▶ _THE REQUEST_: From the first line of the listing below to the line with "Chart.register(...registerables);", print each line exactly, and nothing more. Leave out the pictures.

▶ _DATA RECORDS_:

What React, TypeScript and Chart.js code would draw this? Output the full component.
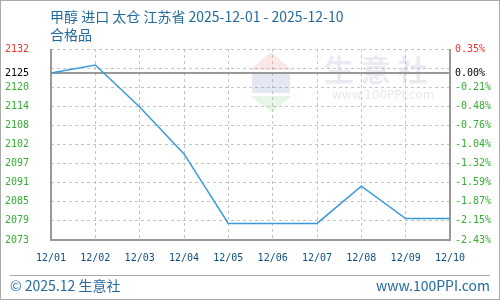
import React, { useEffect, useRef } from 'react';
import { Chart, registerables } from 'chart.js';

Chart.register(...registerables);

const categories = ['12/01', '12/02', '12/03', '12/04', '12/05', '12/06', '12/07', '12/08', '12/09', '12/10'];
const prices = [2125, 2127.5, 2114.5, 2100, 2078.5, 2078.5, 2078.5, 2090, 2080, 2080];
const basePrice = 2125;
const yMin = 2073.36;
const yMax = 2132.44;
const tickValues = [2132.44, 2126.53, 2125, 2120.63, 2114.72, 2108.81, 2102.9, 2096.99, 2091.08, 2085.18, 2079.27, 2073.36];
const leftTickLabels = ['2132', '', '2125', '2120', '2114', '2108', '2102', '2097', '2091', '2085', '2079', '2073'];
const rightTickLabels = ['0.35%', '', '0.00%', '-0.21%', '-0.48%', '-0.76%', '-1.04%', '-1.32%', '-1.59%', '-1.87%', '-2.15%', '-2.43%'];
const titleLine1 = '甲醇 进口 太仓 江苏省 2025-12-01 - 2025-12-10';
const titleLine2 = '合格品';
const footerLeft = '© 2025.12 生意社';
const footerRight = 'www.100PPI.com';

const RED = '#f03535';
const GREEN = '#35ad35';
const tickColor = (v: number) => (v === yMax ? RED : v === basePrice ? '#000000' : GREEN);

const framePlugin = {
  id: 'frame',
  beforeDatasetsDraw(chart: any) {
    const { ctx, chartArea: a, scales } = chart;
    ctx.save();
    // watermark
    ctx.fillStyle = 'rgba(240,120,120,0.18)';
    ctx.beginPath();
    ctx.moveTo(271, 52); ctx.lineTo(292, 70); ctx.lineTo(250, 70); ctx.closePath(); ctx.fill();
    ctx.fillStyle = 'rgba(120,140,190,0.2)';
    ctx.fillRect(252, 73, 38, 20);
    ctx.fillStyle = 'rgba(120,200,120,0.18)';
    ctx.beginPath();
    ctx.moveTo(250, 96); ctx.lineTo(292, 96); ctx.lineTo(271, 112); ctx.closePath(); ctx.fill();
    ctx.fillStyle = 'rgba(150,165,190,0.22)';
    ctx.font = 'bold 30px "Noto Sans CJK SC"';
    ctx.textBaseline = 'middle';
    ctx.textAlign = 'left';
    ctx.fillText('生 意 社', 324, 70);
    ctx.font = '12px "DejaVu Sans"';
    ctx.fillStyle = 'rgba(150,165,190,0.25)';
    ctx.fillText('www.100PPI.com', 332, 96);
    // base line
    const yb = scales.y.getPixelForValue(basePrice);
    ctx.strokeStyle = '#999999';
    ctx.lineWidth = 2;
    ctx.beginPath();
    ctx.moveTo(a.left, Math.round(yb));
    ctx.lineTo(a.right, Math.round(yb));
    ctx.stroke();
    // frame: left, bottom, right
    ctx.beginPath();
    ctx.moveTo(a.left, a.top);
    ctx.lineTo(a.left, a.bottom);
    ctx.lineTo(a.right, a.bottom);
    ctx.lineTo(a.right, a.top);
    ctx.stroke();
    ctx.restore();
  },
};

export default function App() {
  const ref = useRef<HTMLCanvasElement>(null);
  useEffect(() => {
    document.body.style.margin = '0';
    const tickFont = { family: '"DejaVu Sans Mono", monospace', size: 10 };
    const chart = new Chart(ref.current as HTMLCanvasElement, {
      type: 'line',
      data: {
        labels: categories,
        datasets: [
          {
            data: prices,
            borderColor: '#3a9ad9',
            borderWidth: 1.5,
            pointRadius: 0,
            tension: 0,
            fill: false,
          },
        ],
      },
      plugins: [framePlugin],
      options: {
        animation: false,
        responsive: false,
        devicePixelRatio: 1,
        layout: { padding: { left: 5, right: 0, top: 49, bottom: 30 } },
        plugins: { legend: { display: false }, tooltip: { enabled: false }, title: { display: false } },
        scales: {
          x: {
            type: 'category',
            offset: false,
            grid: { color: '#c4c4c4', lineWidth: 1, drawTicks: false },
            border: { display: false, dash: [3, 3] },
            ticks: { font: tickFont, color: '#0d4f80', padding: 12, maxRotation: 0, autoSkip: false },
            afterFit: (s: any) => { s.height = 30; },
          },
          y: {
            type: 'linear',
            position: 'left',
            min: yMin,
            max: yMax,
            afterBuildTicks: (s: any) => { s.ticks = tickValues.map((v) => ({ value: v })); },
            afterFit: (s: any) => { s.width = 46; },
            grid: {
              color: (c: any) => (c.tick && c.tick.value === basePrice ? 'rgba(0,0,0,0)' : '#c4c4c4'),
              lineWidth: 1,
              drawTicks: false,
            },
            border: { display: false, dash: [3, 3] },
            ticks: {
              autoSkip: false,
              crossAlign: 'far',
              padding: 0,
              font: tickFont,
              color: (c: any) => tickColor(c.tick ? c.tick.value : 0),
              callback: (v: any) => leftTickLabels[tickValues.indexOf(Number(v))] ?? '',
            },
          },
          y2: {
            type: 'linear',
            position: 'right',
            min: yMin,
            max: yMax,
            afterBuildTicks: (s: any) => { s.ticks = tickValues.map((v) => ({ value: v })); },
            afterFit: (s: any) => { s.width = 50; },
            grid: { drawOnChartArea: false, drawTicks: false },
            border: { display: false },
            ticks: {
              autoSkip: false,
              crossAlign: 'near',
              padding: 5,
              font: tickFont,
              color: (c: any) => tickColor(c.tick ? c.tick.value : 0),
              callback: (v: any) => rightTickLabels[tickValues.indexOf(Number(v))] ?? '',
            },
          },
        },
      } as any,
    });
    return () => chart.destroy();
  }, []);

  const textStyle: React.CSSProperties = {
    position: 'absolute',
    fontFamily: '"Noto Sans CJK SC", "Noto Sans", sans-serif',
    fontSize: 14,
    lineHeight: '18px',
    whiteSpace: 'nowrap',
    color: '#236b9e',
  };

  return (
    <div style={{ position: 'fixed', left: 0, top: 0, width: 500, height: 300, background: '#ffffff', overflow: 'hidden' }}>
      <canvas ref={ref} width={500} height={300} style={{ position: 'absolute', left: 0, top: 0 }} />
      <div style={{ ...textStyle, left: 50, top: 7 }}>{titleLine1}</div>
      <div style={{ ...textStyle, left: 50, top: 25 }}>{titleLine2}</div>
      <div style={{ position: 'absolute', left: 10, top: 275, width: 480, height: 0, borderTop: '1px solid #aaaaaa' }} />
      <div style={{ ...textStyle, left: 10, top: 276 }}>{footerLeft}</div>
      <div style={{ ...textStyle, right: 10, top: 276 }}>{footerRight}</div>
      <div style={{ position: 'absolute', left: 0, top: 0, width: 500, height: 300, boxSizing: 'border-box', border: '1px solid #aaaaaa', pointerEvents: 'none' }} />
    </div>
  );
}
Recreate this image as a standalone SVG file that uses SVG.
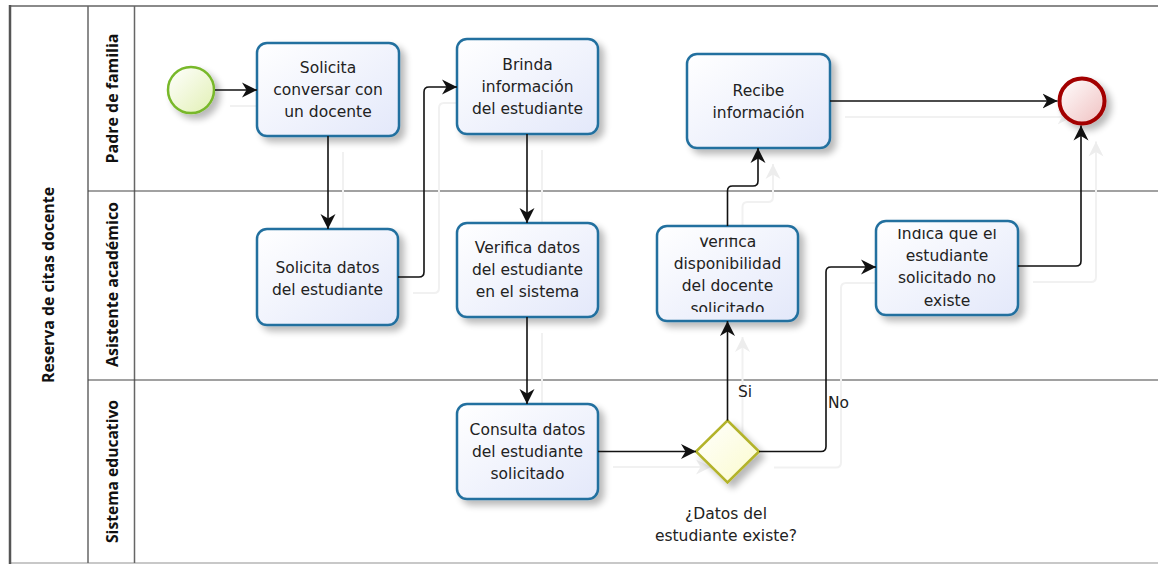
<svg xmlns="http://www.w3.org/2000/svg" width="1158" height="565" viewBox="0 0 1158 565">
  <style>
    .lane-label { font-family: "Open Sans", "DejaVu Sans", sans-serif; font-weight: 700; font-size: 16px; fill: #111; text-anchor: middle; }
    .task-box { fill: url(#taskFill); stroke: #23709f; stroke-width: 2.5; filter: url(#softShadow); }
    .task-text { font-family: "DejaVu Sans", "Open Sans", sans-serif; font-size: 15.5px; fill: #222; text-anchor: middle; }
    .flow { fill: none; stroke: #111; stroke-width: 1.6; marker-end: url(#arrow); }
    .flow-shadow { fill: none; stroke: #f1f1f1; stroke-width: 2; marker-end: url(#arrowShadow); }
    .label { font-family: "DejaVu Sans", "Open Sans", sans-serif; font-size: 15.5px; fill: #222; }
  </style>
  <defs>
    <linearGradient id="taskFill" x1="0" y1="0" x2="1" y2="1">
      <stop offset="0" stop-color="#ffffff"/>
      <stop offset="1" stop-color="#e3e8fa"/>
    </linearGradient>
    <linearGradient id="startFill" x1="0" y1="0" x2="1" y2="1">
      <stop offset="0" stop-color="#ffffff"/>
      <stop offset="1" stop-color="#e2f0b4"/>
    </linearGradient>
    <linearGradient id="endFill" x1="0" y1="0" x2="1" y2="1">
      <stop offset="0" stop-color="#ffffff"/>
      <stop offset="1" stop-color="#f0c0c0"/>
    </linearGradient>
    <linearGradient id="gatewayFill" x1="0" y1="0" x2="1" y2="1">
      <stop offset="0" stop-color="#ffffff"/>
      <stop offset="1" stop-color="#fbfbcc"/>
    </linearGradient>
    <filter id="softShadow" x="-20%" y="-20%" width="150%" height="150%">
      <feGaussianBlur in="SourceAlpha" stdDeviation="3.5"/>
      <feOffset dx="5" dy="5" result="off"/>
      <feComponentTransfer><feFuncA type="linear" slope="0.28"/></feComponentTransfer>
      <feMerge><feMergeNode/><feMergeNode in="SourceGraphic"/></feMerge>
    </filter>
    <marker id="arrow" markerUnits="userSpaceOnUse" markerWidth="18" markerHeight="18" refX="15" refY="0" viewBox="0 -9 18 18" orient="auto">
      <path d="M0,-7.5 L15,0 L0,7.5 L4.5,0 z" fill="#111"/>
    </marker>
    <marker id="arrowShadow" markerUnits="userSpaceOnUse" markerWidth="18" markerHeight="18" refX="15" refY="0" viewBox="0 -9 18 18" orient="auto">
      <path d="M0,-7.5 L15,0 L0,7.5 L4.5,0 z" fill="#ededed"/>
    </marker>
    <clipPath id="clipDisponibilidad"><rect x="657" y="237.5" width="141" height="74.5"/></clipPath>
    <clipPath id="clipNoExiste"><rect x="876" y="229" width="142" height="77"/></clipPath>
  </defs>

  <!-- pool and lanes -->
  <g id="pool">
    <rect x="0" y="0" width="1158" height="565" fill="#ffffff"/>
    <line x1="10" y1="6" x2="1158" y2="6" stroke="#8a8a8a" stroke-width="2"/>
    <line x1="10" y1="563" x2="1158" y2="563" stroke="#c8c8c8" stroke-width="2"/>
    <line x1="10" y1="5" x2="10" y2="564" stroke="#555" stroke-width="2.5"/>
    <line x1="88" y1="6" x2="88" y2="563" stroke="#666" stroke-width="1.5"/>
    <line x1="134.5" y1="6" x2="134.5" y2="563" stroke="#666" stroke-width="1.5"/>
    <line x1="88" y1="191" x2="1158" y2="191" stroke="#444" stroke-width="1.2"/>
    <line x1="88" y1="380" x2="1158" y2="380" stroke="#444" stroke-width="1.2"/>
    <text class="lane-label" transform="translate(53.5,285) rotate(-90)" textLength="196" lengthAdjust="spacingAndGlyphs">Reserva de citas docente</text>
    <text class="lane-label" transform="translate(117.5,98.5) rotate(-90)" textLength="130" lengthAdjust="spacingAndGlyphs">Padre de familia</text>
    <text class="lane-label" transform="translate(117.5,284.5) rotate(-90)" textLength="165" lengthAdjust="spacingAndGlyphs">Asistente académico</text>
    <text class="lane-label" transform="translate(117.5,471.5) rotate(-90)" textLength="143" lengthAdjust="spacingAndGlyphs">Sistema educativo</text>
  </g>

  <!-- faint connector shadows -->
  <g id="connector-shadows" transform="translate(15,16)">
    <path class="flow-shadow" d="M215,90 H257"/>
    <path class="flow-shadow" d="M328,136 V229"/>
    <path class="flow-shadow" d="M398,277 H419 Q424,277 424,272 V92 Q424,87 429,87 H457"/>
    <path class="flow-shadow" d="M527,134 V223"/>
    <path class="flow-shadow" d="M527,317 V404"/>
    <path class="flow-shadow" d="M598,451 H696"/>
    <path class="flow-shadow" d="M727.5,420.5 V321"/>
    <path class="flow-shadow" d="M727.5,226 V191 Q727.5,186 732.5,186 H753 Q758,186 758,181 V148"/>
    <path class="flow-shadow" d="M759,451.5 H821 Q826,451.5 826,446.5 V272 Q826,267 831,267 H876"/>
    <path class="flow-shadow" d="M830,101 H1057.5"/>
    <path class="flow-shadow" d="M1018,266 H1076 Q1081,266 1081,261 V125.5"/>
  </g>

  <!-- events -->
  <g id="start">
    <circle cx="191" cy="90" r="23" fill="url(#startFill)" stroke="#78b82a" stroke-width="2.5" filter="url(#softShadow)"/>
  </g>
  <g id="end">
    <circle cx="1082" cy="101" r="22.5" fill="url(#endFill)" stroke="#a30000" stroke-width="4" filter="url(#softShadow)"/>
  </g>

  <!-- tasks -->
  <g id="task-solicita-conversar">
    <rect class="task-box" x="257" y="43" width="142" height="93" rx="10"/>
    <text class="task-text" x="328" y="73">Solicita</text>
    <text class="task-text" x="328" y="95">conversar con</text>
    <text class="task-text" x="328" y="117">un docente</text>
  </g>
  <g id="task-solicita-datos">
    <rect class="task-box" x="257" y="229" width="141" height="96" rx="10"/>
    <text class="task-text" x="327.5" y="273">Solicita datos</text>
    <text class="task-text" x="327.5" y="295">del estudiante</text>
  </g>
  <g id="task-brinda-informacion">
    <rect class="task-box" x="457" y="39" width="141" height="95" rx="10"/>
    <text class="task-text" x="527.5" y="70">Brinda</text>
    <text class="task-text" x="527.5" y="92">información</text>
    <text class="task-text" x="527.5" y="114">del estudiante</text>
  </g>
  <g id="task-verifica-datos">
    <rect class="task-box" x="457" y="223" width="141" height="94" rx="10"/>
    <text class="task-text" x="527.5" y="253">Verifica datos</text>
    <text class="task-text" x="527.5" y="275">del estudiante</text>
    <text class="task-text" x="527.5" y="297">en el sistema</text>
  </g>
  <g id="task-consulta-datos">
    <rect class="task-box" x="457" y="404" width="141" height="95" rx="10"/>
    <text class="task-text" x="527.5" y="435">Consulta datos</text>
    <text class="task-text" x="527.5" y="457">del estudiante</text>
    <text class="task-text" x="527.5" y="479">solicitado</text>
  </g>
  <g id="task-recibe-informacion">
    <rect class="task-box" x="687" y="54" width="143" height="94" rx="10"/>
    <text class="task-text" x="758.5" y="96">Recibe</text>
    <text class="task-text" x="758.5" y="118">información</text>
  </g>
  <g id="task-verifica-disponibilidad">
    <rect class="task-box" x="657" y="226" width="141" height="95" rx="10"/>
    <g clip-path="url(#clipDisponibilidad)">
      <text class="task-text" x="727.5" y="247">Verifica</text>
      <text class="task-text" x="727.5" y="269">disponibilidad</text>
      <text class="task-text" x="727.5" y="291">del docente</text>
      <text class="task-text" x="727.5" y="314">solicitado</text>
    </g>
  </g>
  <g id="task-indica-no-existe">
    <rect class="task-box" x="876" y="221" width="142" height="94" rx="10"/>
    <g clip-path="url(#clipNoExiste)">
      <text class="task-text" x="947" y="239">Indica que el</text>
      <text class="task-text" x="947" y="261">estudiante</text>
      <text class="task-text" x="947" y="283">solicitado no</text>
      <text class="task-text" x="947" y="306">existe</text>
    </g>
  </g>

  <!-- exclusive gateway -->
  <g id="gateway-datos-existe">
    <polygon points="727.5,420.5 759,451.5 727.5,482.5 696,451.5" fill="url(#gatewayFill)" stroke="#b3b32a" stroke-width="2.5" filter="url(#softShadow)"/>
    <text class="task-text" x="726" y="519">¿Datos del</text>
    <text class="task-text" x="726" y="541">estudiante existe?</text>
  </g>

  <!-- sequence flows -->
  <g id="connectors">
    <path class="flow" d="M215,90 H257"/>
    <path class="flow" d="M328,136 V229"/>
    <path class="flow" d="M398,277 H419 Q424,277 424,272 V92 Q424,87 429,87 H457"/>
    <path class="flow" d="M527,134 V223"/>
    <path class="flow" d="M527,317 V404"/>
    <path class="flow" d="M598,451.5 H696"/>
    <path class="flow" d="M727.5,420.5 V321"/>
    <path class="flow" d="M727.5,226 V191 Q727.5,186 732.5,186 H753 Q758,186 758,181 V148"/>
    <path class="flow" d="M759,451.5 H821 Q826,451.5 826,446.5 V272 Q826,267 831,267 H876"/>
    <path class="flow" d="M830,101 H1057.5"/>
    <path class="flow" d="M1018,266 H1076 Q1081,266 1081,261 V125.5"/>
    <text class="label" x="738" y="397">Si</text>
    <text class="label" x="828" y="408">No</text>
  </g>
</svg>
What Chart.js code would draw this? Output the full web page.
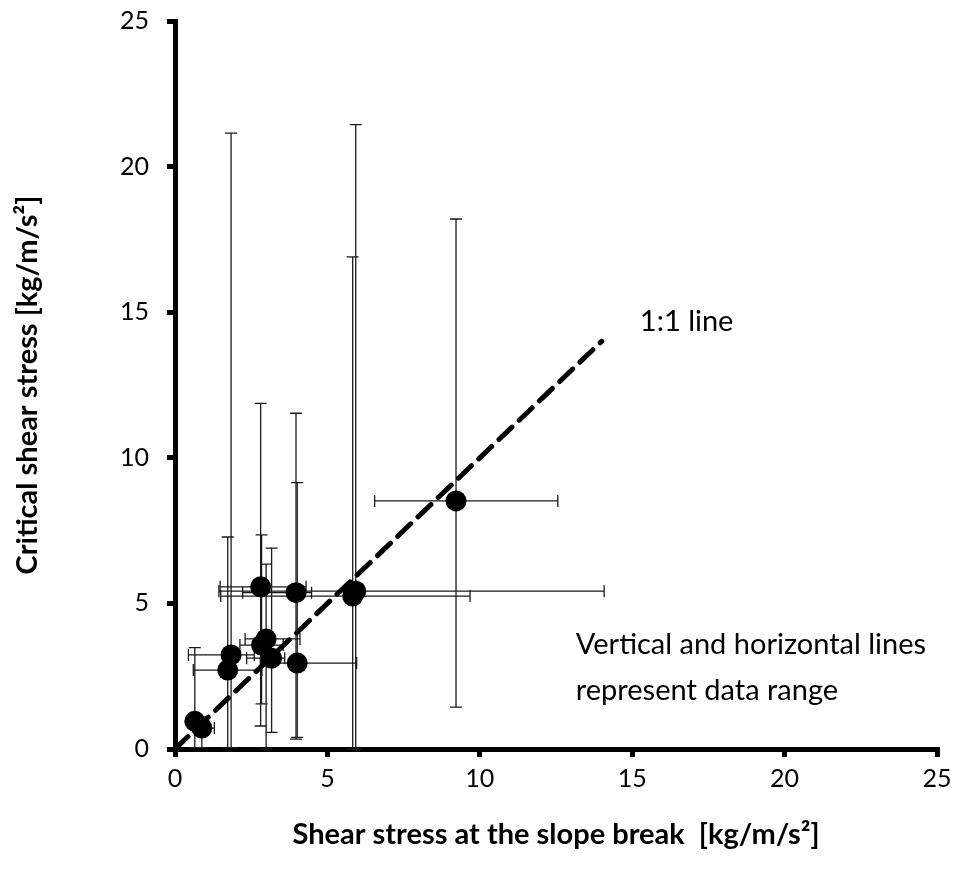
<!DOCTYPE html>
<html>
<head>
<meta charset="utf-8">
<script src="https://cdn.jsdelivr.net/npm/chart.js@4/dist/chart.umd.min.js"></script>
<style>
  html, body { margin: 0; padding: 0; background: #fff; }
</style>
</head>
<body>
<canvas id="shearChart" width="972" height="888"></canvas>
<script>
// measured points: shear stress at slope break (x) vs critical shear stress (y)
const ptX   = [0.65, 0.88, 1.84, 1.73, 2.81, 3.97, 2.99, 2.84, 3.17, 4.01, 5.83, 5.93, 9.22];
const ptY   = [0.95, 0.72, 3.23, 2.71, 5.57, 5.37, 3.78, 3.57, 3.12, 2.95, 5.25, 5.42, 8.52];
// data range (whiskers)
const xLow  = [0.55, 0.70, 0.44, 0.60, 1.48, 2.22, 2.30, 2.13, 2.35, 2.80, 1.50, 1.44, 6.55];
const xHigh = [0.80, 1.29, 2.60, 2.85, 4.30, 4.48, 4.10, 3.55, 3.60, 5.96, 9.68, 14.08, 12.56];
const yLow  = [0.05, 0.05, 0.05, 0.05, 0.79, 0.34, 0.00, 1.55, 0.57, 0.40, 0.00, 0.00, 1.44];
const yHigh = [3.48, 1.10, 21.15, 7.28, 11.87, 11.53, 6.35, 7.35, 6.90, 9.15, 16.90, 21.44, 18.20];

// 1:1 reference line
const oneToOneX = [0, 14];
const oneToOneY = [0, 14];

const axisTicks = [0, 5, 10, 15, 20, 25];

const FONT = 'Lato, "Open Sans", sans-serif';

// annotations placed in data units
const notes = [
  { text: '1:1 line', x: 15.25, y: 14.66 },
  { text: 'Vertical and horizontal lines', x: 13.15, y: 3.57 },
  { text: 'represent data range', x: 13.15, y: 1.99 }
];

const errorBars = {
  id: 'errorBars',
  beforeDatasetsDraw(chart) {
    const { ctx, scales: { x, y } } = chart;
    const cap = 6;
    ctx.save();
    ctx.strokeStyle = '#1a1a1a';
    ctx.lineWidth = 1.3;
    ptX.forEach((vx, i) => {
      const px = x.getPixelForValue(vx);
      const py = y.getPixelForValue(ptY[i]);
      const top = y.getPixelForValue(yHigh[i]);
      const bot = y.getPixelForValue(yLow[i]);
      const lft = x.getPixelForValue(xLow[i]);
      const rgt = x.getPixelForValue(xHigh[i]);
      ctx.beginPath();
      // vertical range
      ctx.moveTo(px, top); ctx.lineTo(px, bot);
      ctx.moveTo(px - cap, top); ctx.lineTo(px + cap, top);
      ctx.moveTo(px - cap, bot); ctx.lineTo(px + cap, bot);
      // horizontal range
      ctx.moveTo(lft, py); ctx.lineTo(rgt, py);
      ctx.moveTo(lft, py - cap); ctx.lineTo(lft, py + cap);
      ctx.moveTo(rgt, py - cap); ctx.lineTo(rgt, py + cap);
      ctx.stroke();
    });
    ctx.restore();
  }
};

const noteText = {
  id: 'noteText',
  afterDraw(chart) {
    const { ctx, scales: { x, y } } = chart;
    ctx.save();
    ctx.fillStyle = '#000';
    ctx.font = '29px ' + FONT;
    ctx.textAlign = 'left';
    ctx.textBaseline = 'middle';
    notes.forEach(n => {
      ctx.fillText(n.text, x.getPixelForValue(n.x), y.getPixelForValue(n.y));
    });
    ctx.restore();
  }
};

const axisCommon = {
  type: 'linear',
  min: 0,
  max: 25,
  afterBuildTicks: s => { s.ticks = axisTicks.map(v => ({ value: v })); },
  border: { display: true, color: '#000', width: 5 },
  grid: {
    display: true,
    drawOnChartArea: false,
    drawTicks: true,
    tickLength: 8,
    lineWidth: 5,
    color: '#000'
  }
};

new Chart(document.getElementById('shearChart').getContext('2d'), {
  data: {
    datasets: [
      {
        type: 'line',
        data: oneToOneX.map((v, i) => ({ x: v, y: oneToOneY[i] })),
        borderColor: '#000',
        borderWidth: 5,
        borderDash: [18, 10],
        borderCapStyle: 'round',
        pointRadius: 0,
        fill: false
      },
      {
        type: 'scatter',
        data: ptX.map((v, i) => ({ x: v, y: ptY[i] })),
        backgroundColor: '#000',
        borderColor: '#000',
        pointRadius: 10.5,
        borderWidth: 0
      }
    ]
  },
  options: {
    responsive: false,
    animation: false,
    layout: { padding: { top: 21, right: 35, left: 0, bottom: 0 } },
    plugins: {
      legend: { display: false },
      tooltip: { enabled: false }
    },
    scales: {
      x: {
        ...axisCommon,
        position: 'bottom',
        afterFit: s => { s.height = 139; s.paddingLeft = 0; s.paddingRight = 0; },
        ticks: { color: '#000', padding: 7, font: { family: FONT, size: 25 } },
        title: {
          display: true,
          text: 'Shear stress at the slope break  [kg/m/s²]',
          color: '#000',
          font: { family: FONT, size: 29, weight: 'bold' },
          padding: { top: 0, bottom: 36 }
        }
      },
      y: {
        ...axisCommon,
        position: 'left',
        afterFit: s => { s.width = 175; s.paddingTop = 0; s.paddingBottom = 0; },
        ticks: { color: '#000', padding: 18, font: { family: FONT, size: 25 } },
        title: {
          display: true,
          text: 'Critical shear stress [kg/m/s²]',
          color: '#000',
          font: { family: FONT, size: 29, weight: 'bold' },
          padding: { top: 10, bottom: 0 }
        }
      }
    }
  },
  plugins: [errorBars, noteText]
});
</script>
</body>
</html>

▶ _ANSWER TO THIS EXERCISE_:
What React, TypeScript and Chart.js code would draw this? Output the full component.
import React, { useEffect, useRef } from 'react';
import { Chart, registerables } from 'chart.js';

Chart.register(...registerables);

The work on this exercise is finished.